A formação moral na escola estatal

O problema da formação moral na escola estatal é um dos temas mais complexos do nosso tempo. O assunto a cada passo vem ao de cima, como foi de novo o caso dos alunos de “Cidadania e desenvolvimento” que foram retidos por se recusarem a frequentar a disciplina, invocando discordância com a orientação moral do programa.

Por Jorge Teixeira da Cunha

É sabido que nenhum Estado pode programar o sistema educativo por directivas filosóficas ou ideológicas. Mas esse princípio é contraditório em si mesmo, pois todo saber tem pressupostos que não são compartilhados por todos. Mesmo a ciência mais abstracta exprime os seus dados dentro de um discurso que leva a subjectividade do seu autor. A escola republicana, de onde vem o nosso sistema de ensino, continua marcada por pressupostos ideológicos que radicam no positivismo cientista e no combate ao suposto obscurantismo clerical. Este foi um dos principais motivos que levou ao desenvolvimento da escolaridade, que não teve em vista a promoção do verdadeiro espírito crítico moderno. Muitos programas da nossa escola continuam afectados por este preconceito ideológico. Por este caminho, não há educação moral possível na escola estatal. Como encontrar uma solução?

Uma solução a discutir, se em Portugal houvesse discussão séria sobre alguma coisa, seria a opção por confiar às Igrejas a educação moral nas escolas estatais.

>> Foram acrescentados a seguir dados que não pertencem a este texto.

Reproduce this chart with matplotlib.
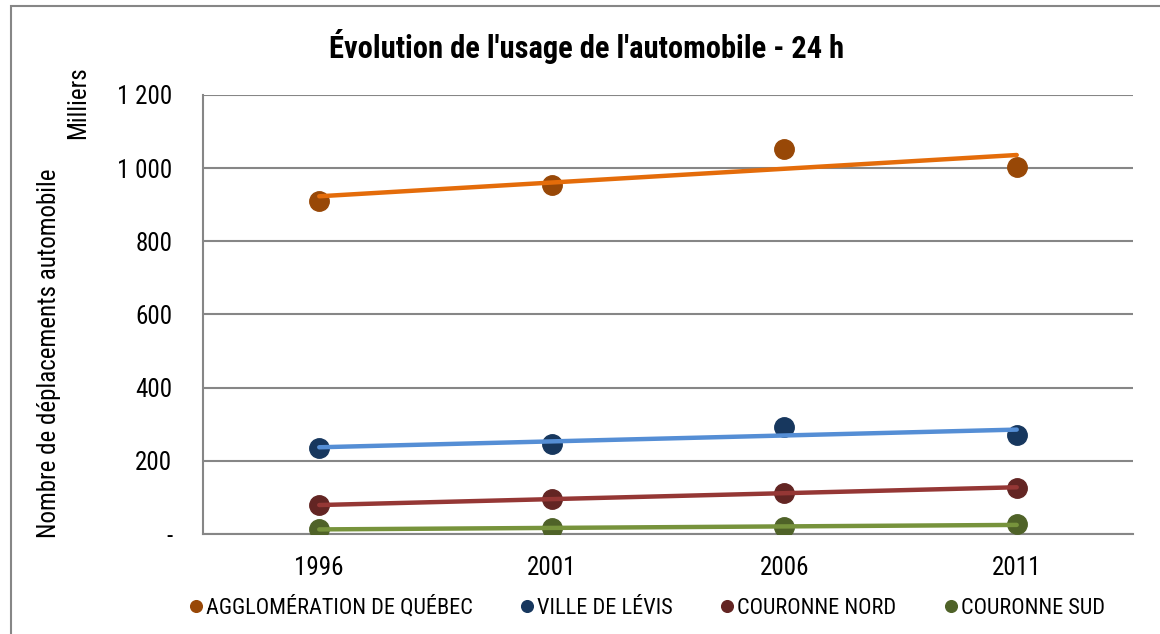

Vou tentar explicar em que condições isso poderia ser justificado.

A história é o primeiro argumento a favor desta solução. As Igrejas, como formas de instituição da atitude religiosa, tiveram e têm um papel importante na configuração do espírito humano e no desenvolvimento da sensibilidade aos valores morais. Seria fora de propósito que se colocasse de frente a questão de lhes confiar esse espaço da educação moral? Isso não parece fora de razão. A Igreja Católica tem até um corpo docente bem formado nessa área, que se ocupa da Educação Moral e Religiosa Católica. Estão perfeitamente em condições de assumir esse papel, com pouco esforço e pouco custo. Para que isto fosse possível, seria necessário colocar a questão na ordem do dia, para que os partidos políticos subscrevessem esta agenda e o parlamento deliberasse nesse sentido.

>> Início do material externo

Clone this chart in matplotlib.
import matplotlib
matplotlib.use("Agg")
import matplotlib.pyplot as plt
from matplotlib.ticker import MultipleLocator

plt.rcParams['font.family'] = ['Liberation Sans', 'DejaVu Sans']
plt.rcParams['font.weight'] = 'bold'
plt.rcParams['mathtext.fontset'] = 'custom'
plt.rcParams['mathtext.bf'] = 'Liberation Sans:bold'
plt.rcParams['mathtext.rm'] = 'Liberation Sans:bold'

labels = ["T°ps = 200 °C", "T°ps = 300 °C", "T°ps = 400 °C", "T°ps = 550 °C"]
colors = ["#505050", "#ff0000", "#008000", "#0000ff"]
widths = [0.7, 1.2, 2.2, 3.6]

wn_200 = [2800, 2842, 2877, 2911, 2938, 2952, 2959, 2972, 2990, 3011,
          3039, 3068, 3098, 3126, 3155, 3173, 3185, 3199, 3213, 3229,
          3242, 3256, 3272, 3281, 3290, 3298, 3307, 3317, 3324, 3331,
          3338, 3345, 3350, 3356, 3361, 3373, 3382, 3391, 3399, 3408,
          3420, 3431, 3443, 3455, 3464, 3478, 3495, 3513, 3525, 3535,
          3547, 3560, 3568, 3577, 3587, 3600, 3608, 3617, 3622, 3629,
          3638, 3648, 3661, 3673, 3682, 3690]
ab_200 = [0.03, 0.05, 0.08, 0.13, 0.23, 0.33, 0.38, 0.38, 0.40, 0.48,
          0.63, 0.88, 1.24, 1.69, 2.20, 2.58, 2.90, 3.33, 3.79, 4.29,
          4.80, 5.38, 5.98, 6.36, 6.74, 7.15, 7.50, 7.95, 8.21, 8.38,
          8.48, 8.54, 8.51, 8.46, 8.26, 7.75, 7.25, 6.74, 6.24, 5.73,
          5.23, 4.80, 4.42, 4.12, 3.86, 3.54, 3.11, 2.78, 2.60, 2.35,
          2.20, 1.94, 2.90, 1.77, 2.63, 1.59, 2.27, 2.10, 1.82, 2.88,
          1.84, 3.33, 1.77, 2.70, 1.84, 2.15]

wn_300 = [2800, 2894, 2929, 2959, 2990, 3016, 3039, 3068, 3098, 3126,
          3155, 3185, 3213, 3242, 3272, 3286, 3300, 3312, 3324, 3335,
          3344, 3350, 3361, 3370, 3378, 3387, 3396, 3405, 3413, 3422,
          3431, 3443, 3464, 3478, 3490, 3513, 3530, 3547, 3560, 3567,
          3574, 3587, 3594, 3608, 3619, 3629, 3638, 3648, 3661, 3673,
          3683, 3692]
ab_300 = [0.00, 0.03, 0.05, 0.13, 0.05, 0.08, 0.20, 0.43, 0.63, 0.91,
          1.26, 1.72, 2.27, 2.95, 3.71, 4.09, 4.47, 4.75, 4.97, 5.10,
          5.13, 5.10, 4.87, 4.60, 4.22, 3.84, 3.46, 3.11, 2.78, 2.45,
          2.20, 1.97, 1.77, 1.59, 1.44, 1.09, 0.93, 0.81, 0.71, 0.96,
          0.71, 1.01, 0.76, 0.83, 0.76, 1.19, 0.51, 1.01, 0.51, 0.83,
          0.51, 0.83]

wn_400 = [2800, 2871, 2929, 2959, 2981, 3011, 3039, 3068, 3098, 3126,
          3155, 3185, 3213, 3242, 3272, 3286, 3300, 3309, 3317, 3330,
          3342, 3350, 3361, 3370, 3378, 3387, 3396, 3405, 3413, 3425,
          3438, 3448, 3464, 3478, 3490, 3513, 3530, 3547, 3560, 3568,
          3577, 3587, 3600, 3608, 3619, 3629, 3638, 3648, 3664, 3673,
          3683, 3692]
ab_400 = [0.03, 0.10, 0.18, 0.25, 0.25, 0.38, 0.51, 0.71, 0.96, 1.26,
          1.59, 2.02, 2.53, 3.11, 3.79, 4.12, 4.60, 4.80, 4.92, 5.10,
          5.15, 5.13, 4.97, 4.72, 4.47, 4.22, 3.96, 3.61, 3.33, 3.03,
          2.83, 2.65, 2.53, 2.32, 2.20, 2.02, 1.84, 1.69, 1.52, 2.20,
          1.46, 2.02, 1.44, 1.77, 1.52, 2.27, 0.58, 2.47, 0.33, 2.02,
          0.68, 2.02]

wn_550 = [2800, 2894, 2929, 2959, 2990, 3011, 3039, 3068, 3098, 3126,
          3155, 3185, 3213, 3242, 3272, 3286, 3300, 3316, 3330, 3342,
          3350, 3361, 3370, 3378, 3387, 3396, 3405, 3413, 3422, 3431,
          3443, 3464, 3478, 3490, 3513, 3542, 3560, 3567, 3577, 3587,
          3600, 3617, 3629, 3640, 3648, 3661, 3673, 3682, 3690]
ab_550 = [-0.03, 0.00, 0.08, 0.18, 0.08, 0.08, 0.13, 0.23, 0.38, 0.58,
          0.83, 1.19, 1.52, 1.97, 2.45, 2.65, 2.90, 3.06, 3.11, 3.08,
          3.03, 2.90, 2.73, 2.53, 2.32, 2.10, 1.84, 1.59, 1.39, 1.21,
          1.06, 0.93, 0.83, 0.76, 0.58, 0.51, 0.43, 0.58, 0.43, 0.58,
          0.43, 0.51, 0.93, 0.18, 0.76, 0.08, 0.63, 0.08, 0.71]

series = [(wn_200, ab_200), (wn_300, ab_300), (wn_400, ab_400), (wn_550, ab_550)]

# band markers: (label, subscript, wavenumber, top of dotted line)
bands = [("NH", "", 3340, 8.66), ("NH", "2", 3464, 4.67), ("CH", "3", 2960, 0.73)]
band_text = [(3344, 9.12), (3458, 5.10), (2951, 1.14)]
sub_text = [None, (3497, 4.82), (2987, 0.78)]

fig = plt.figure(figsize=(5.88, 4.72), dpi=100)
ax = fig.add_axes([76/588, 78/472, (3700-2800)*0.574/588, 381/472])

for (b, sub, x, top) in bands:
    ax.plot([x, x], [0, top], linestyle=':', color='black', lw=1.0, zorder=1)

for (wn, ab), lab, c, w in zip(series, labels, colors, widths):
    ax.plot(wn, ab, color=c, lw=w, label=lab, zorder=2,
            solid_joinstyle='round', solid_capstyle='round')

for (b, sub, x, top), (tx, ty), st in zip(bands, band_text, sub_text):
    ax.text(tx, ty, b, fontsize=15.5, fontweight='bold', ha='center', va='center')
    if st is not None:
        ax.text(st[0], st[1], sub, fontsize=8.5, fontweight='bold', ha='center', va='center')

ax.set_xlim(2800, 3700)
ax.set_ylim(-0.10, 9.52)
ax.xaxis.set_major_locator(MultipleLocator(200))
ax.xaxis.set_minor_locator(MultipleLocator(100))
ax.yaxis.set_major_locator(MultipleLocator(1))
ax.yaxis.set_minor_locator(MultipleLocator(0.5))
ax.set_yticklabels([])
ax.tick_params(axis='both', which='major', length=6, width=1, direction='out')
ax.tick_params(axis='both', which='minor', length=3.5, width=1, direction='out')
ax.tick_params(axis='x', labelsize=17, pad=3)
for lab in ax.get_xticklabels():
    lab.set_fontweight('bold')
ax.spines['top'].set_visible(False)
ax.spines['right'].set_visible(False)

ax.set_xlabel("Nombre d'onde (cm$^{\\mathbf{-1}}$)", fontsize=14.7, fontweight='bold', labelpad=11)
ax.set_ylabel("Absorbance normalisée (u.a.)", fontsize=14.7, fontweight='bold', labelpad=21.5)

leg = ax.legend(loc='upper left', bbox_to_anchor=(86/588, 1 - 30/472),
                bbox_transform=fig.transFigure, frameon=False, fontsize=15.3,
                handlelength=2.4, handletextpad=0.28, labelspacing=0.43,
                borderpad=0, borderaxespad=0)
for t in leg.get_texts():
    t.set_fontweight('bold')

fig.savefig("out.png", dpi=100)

O segundo argumento é a possibilidade de um programa para a educação moral. Esse programa é possível tendo em conta o corpus de reflexão filosófica e teológica já existente e a desenvolver. Seria um programa baseado na melhor racionalidade ética, tendo a conta a tradição europeia que remonta à Grécia, passa pelo cristianismo e pela modernidade. Esse programa é possível e factível e pode ser compartilhado, se houver boa vontade. No fundo, trata-se de desenvolver criticamente os fundamentos sobre que assenta a nossa vida associada democrática.

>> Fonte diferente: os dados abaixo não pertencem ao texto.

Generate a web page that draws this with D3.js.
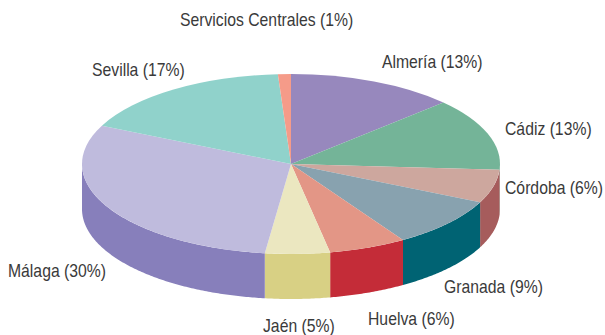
<!DOCTYPE html>
<html>
<head>
<meta charset="utf-8">
<script src="https://cdn.jsdelivr.net/npm/d3@7"></script>
<style>
  html, body { margin: 0; padding: 0; background: #fff; }
  text { font-family: "Liberation Sans", sans-serif; font-size: 18px; fill: #3a3a3a; }
</style>
</head>
<body>
<div class="chart"></div>
<script>
var provinces = ["Almería", "Cádiz", "Córdoba", "Granada", "Huelva", "Jaén", "Málaga", "Sevilla", "Servicios Centrales"];
var shares = [13, 13, 6, 9, 6, 5, 30, 17, 1];

var topColors = ["#9788bd", "#74b498", "#cda79e", "#88a2af", "#e39686", "#ebe7c0", "#bfbbdd", "#90d2cb", "#f59b89"];
var wallColors = ["#7a6ca0", "#5a957c", "#a65c5c", "#006373", "#c42c38", "#d8d084", "#877fbb", "#6fb0a9", "#d07d6c"];

// left edge and baseline of each label, placed by hand like the original
var labelX = [382, 505, 505, 444, 368, 263, 8, 92, 180];
var labelY = [68, 135, 194, 293, 325, 332, 277, 76, 26];

var svgWidth = 605;
var svgHeight = 335;
var cx = 291;
var cy = 164;
var rx = 209;
var ry = 90;
var depth = 45;
var textSqueeze = 0.875; // no narrow font installed, so squeeze the labels

var svg = d3.select(".chart")
  .append("svg")
  .attr("width", svgWidth)
  .attr("height", svgHeight)
  .style("display", "block");

var pie = d3.pie().sort(null)(shares);

// x and y of a point on the rim, angle measured clockwise from the top
function rimX(a) { return cx + rx * Math.sin(a); }
function rimY(a) { return cy - ry * Math.cos(a); }

var rimLine = d3.line();

// front wall of a slice, only the part between 90 and 270 degrees shows
function wallPath(d) {
  var start = Math.max(d.startAngle, Math.PI / 2);
  var end = Math.min(d.endAngle, Math.PI * 1.5);
  if (end <= start) return null;
  var angles = d3.range(start, end, 0.01).concat([end]);
  var upper = angles.map(a => [rimX(a), rimY(a)]);
  var lower = angles.slice().reverse().map(a => [rimX(a), rimY(a) + depth]);
  return rimLine(upper.concat(lower)) + "Z";
}

svg.append("g").selectAll("path")
  .data(pie)
  .enter()
  .append("path")
  .attr("d", wallPath)
  .attr("fill", (d, i) => wallColors[i]);

// top face is a plain d3 arc squashed into an ellipse
var arc = d3.arc().innerRadius(0).outerRadius(rx);

svg.append("g")
  .attr("transform", `translate(${cx}, ${cy}) scale(1, ${ry / rx})`)
  .selectAll("path")
  .data(pie)
  .enter()
  .append("path")
  .attr("d", arc)
  .attr("fill", (d, i) => topColors[i]);

svg.append("g").selectAll("text")
  .data(provinces)
  .enter()
  .append("text")
  .attr("transform", (d, i) => `translate(${labelX[i]}, ${labelY[i]}) scale(${textSqueeze}, 1)`)
  .text((d, i) => `${d} (${shares[i]}%)`);
</script>
</body>
</html>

Claro que para que isto fosse possível, era necessário um entendimento prévio, entre si, das Igrejas principais implantadas no nosso meio. Elas teriam de se pôr de acordo sobre o seu serviço à comunidade, mais do que sobre os seus interesses particulares. Teriam de justificar a sua confiança na razão humana iluminada pela fé, como forma de diaconia à cultura. O espaço da educação moral não seria nunca parcial nem proselitista. Seria um serviço desinteressado da fé à cultura e à cidadania. Serão as nossas Igrejas capazes de se pôr de acordo sobre este assunto?

Algum leitor deste texto achará que esta ideia é uma utopia irrealizável. Talvez seja. Mas a tentativa de uma escola republicana e filosoficamente neutra é uma utopia ainda maior do que esta. E esta última já provou ser irrealizável. Os fenómenos de mal-estar não são mais frequentes, devido à nossa desatenção ao nosso sistema educativo.